**Objective:** An exact copy of all the data is required, with pictures left out.

**Given data:**

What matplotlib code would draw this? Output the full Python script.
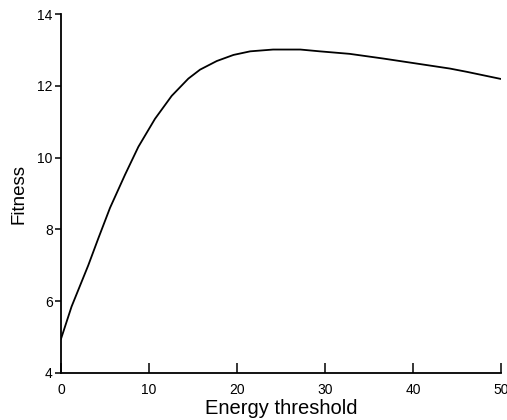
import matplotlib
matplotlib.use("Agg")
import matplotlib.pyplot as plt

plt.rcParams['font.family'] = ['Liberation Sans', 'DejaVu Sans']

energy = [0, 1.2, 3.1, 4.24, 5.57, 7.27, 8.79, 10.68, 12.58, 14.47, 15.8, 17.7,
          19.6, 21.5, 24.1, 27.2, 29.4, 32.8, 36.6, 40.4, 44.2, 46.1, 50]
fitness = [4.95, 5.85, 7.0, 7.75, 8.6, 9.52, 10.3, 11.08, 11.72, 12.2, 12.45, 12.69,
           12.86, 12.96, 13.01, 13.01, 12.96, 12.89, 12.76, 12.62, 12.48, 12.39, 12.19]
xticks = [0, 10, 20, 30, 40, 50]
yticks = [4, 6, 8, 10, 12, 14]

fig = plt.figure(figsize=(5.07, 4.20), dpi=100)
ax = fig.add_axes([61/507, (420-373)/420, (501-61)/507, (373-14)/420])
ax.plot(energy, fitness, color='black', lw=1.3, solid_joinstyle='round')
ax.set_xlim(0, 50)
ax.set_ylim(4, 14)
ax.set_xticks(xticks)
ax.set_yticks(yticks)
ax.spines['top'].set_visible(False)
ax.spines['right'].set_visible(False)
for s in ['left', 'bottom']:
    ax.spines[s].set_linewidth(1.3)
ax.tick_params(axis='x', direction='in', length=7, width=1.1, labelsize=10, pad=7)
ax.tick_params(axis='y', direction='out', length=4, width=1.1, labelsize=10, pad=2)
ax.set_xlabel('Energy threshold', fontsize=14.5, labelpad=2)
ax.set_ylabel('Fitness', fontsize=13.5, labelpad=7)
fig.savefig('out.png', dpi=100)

**Response to the task:**
What matplotlib code would draw this? Output the full Python script.
import matplotlib
matplotlib.use("Agg")
import matplotlib.pyplot as plt

plt.rcParams['font.family'] = ['Liberation Sans', 'DejaVu Sans']

energy = [0, 1.2, 3.1, 4.24, 5.57, 7.27, 8.79, 10.68, 12.58, 14.47, 15.8, 17.7,
          19.6, 21.5, 24.1, 27.2, 29.4, 32.8, 36.6, 40.4, 44.2, 46.1, 50]
fitness = [4.95, 5.85, 7.0, 7.75, 8.6, 9.52, 10.3, 11.08, 11.72, 12.2, 12.45, 12.69,
           12.86, 12.96, 13.01, 13.01, 12.96, 12.89, 12.76, 12.62, 12.48, 12.39, 12.19]
xticks = [0, 10, 20, 30, 40, 50]
yticks = [4, 6, 8, 10, 12, 14]

fig = plt.figure(figsize=(5.07, 4.20), dpi=100)
ax = fig.add_axes([61/507, (420-373)/420, (501-61)/507, (373-14)/420])
ax.plot(energy, fitness, color='black', lw=1.3, solid_joinstyle='round')
ax.set_xlim(0, 50)
ax.set_ylim(4, 14)
ax.set_xticks(xticks)
ax.set_yticks(yticks)
ax.spines['top'].set_visible(False)
ax.spines['right'].set_visible(False)
for s in ['left', 'bottom']:
    ax.spines[s].set_linewidth(1.3)
ax.tick_params(axis='x', direction='in', length=7, width=1.1, labelsize=10, pad=7)
ax.tick_params(axis='y', direction='out', length=4, width=1.1, labelsize=10, pad=2)
ax.set_xlabel('Energy threshold', fontsize=14.5, labelpad=2)
ax.set_ylabel('Fitness', fontsize=13.5, labelpad=7)
fig.savefig('out.png', dpi=100)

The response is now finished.